Part of his objection it seems was to paying a $200 fee for a permit for each outhouse in question (one for his home and two more on his property that served the school).
He says that he had lived on the land for 10 years and had never been required to get a permit: “It was never a problem…Now, they come out and pounce upon me.”
But rather than being a “money grab”, as Yoder’s side described it, officials say the $200 is intended to pay for the county’s time and effort in inspecting the property and handling paperwork.
The “sovereignty” objection comes up here, captured well in this excerpt:
The issue largely boiled down to filling out paperwork, Devish added.
But it’s paperwork Yoder was not willing to sign.
Pomerenke told Cowboy State Daily that Yoder didn’t want to sign paperwork because under his sovereignty he didn’t need to.
He recounted a similar struggle that his own Amish grandfather experienced a half-century ago in Wisconsin. His grandfather was fined $75 a day for having non-conforming outhouses and ultimately landed in jail.
“He wouldn’t pay because he didn’t think it was a valid law,” Yoder said.
Yoder cited the 14th Amendment in his defense, casting the actions of the county as violating it: “In my way of looking at it, they threatened my life by threatening to take my children away. They threatened to take my property by putting a lien against it. This is unconstitutional.”
He also claims officials trespassed on this property when they came to inspect the outhouses.
A Community Rift
There’s more to the story than this, and Kate Meadows has done a really nice job reporting it, so I recommend reading the whole thing at the link above.
I’ll just leave with comments from Yoder on the community he left behind – it seems the issue has left something of a rift:
For Yoder, the biggest disappointment is not that he felt strong-armed by the county. It’s that his own people backed down when county government came knocking.
“Had the community stood together, they could have easily won the whole thing,” he said. “We didn’t have enough unity to go to court.”
Pomerenke said Yoder didn’t have the support of his whole community because the Amish are peace-loving people.

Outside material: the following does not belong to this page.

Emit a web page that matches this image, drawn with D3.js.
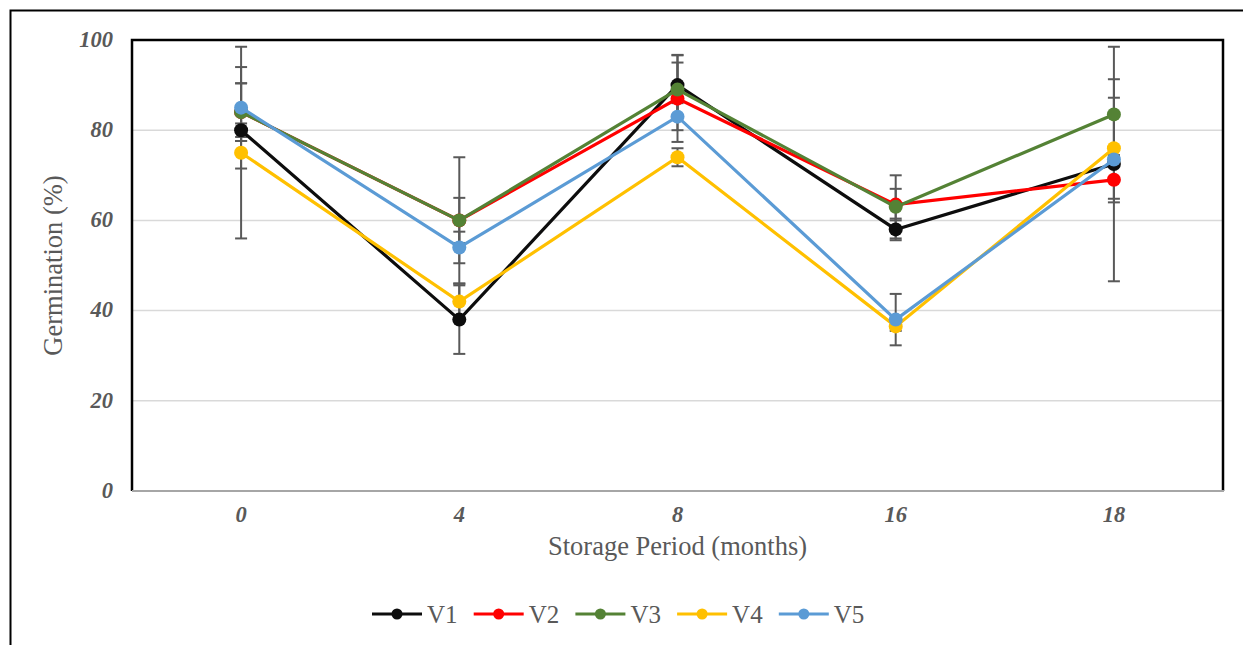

“They go along to get along,” he said.
Yoder’s concern now, he said, is that because others relented and applied for permits, the county will ask for more of them.
“If we would know how to work together and stand against these things then we wouldn’t be in bondage,” he said.
Yoder now sounds like he’s happy at his new settlement in Iowa, where they once faced the issue but “stood together” and defeated it in court.
And for their part, Devish says that they were just doing their job, and are “not trying to drive the Amish away.”
This is probably one of those stories where those who weren’t involved will never know 100% what really happened.
It appears that most of the Amish in this community went along with the requirements, and that only two of the community’s families, one of them being Yoder’s, refused to comply.
So it doesn’t sound like the Hulett settlement will be going away as a whole, and the rift, to the extent that it exists, has a lot more people on one side of it than on the other.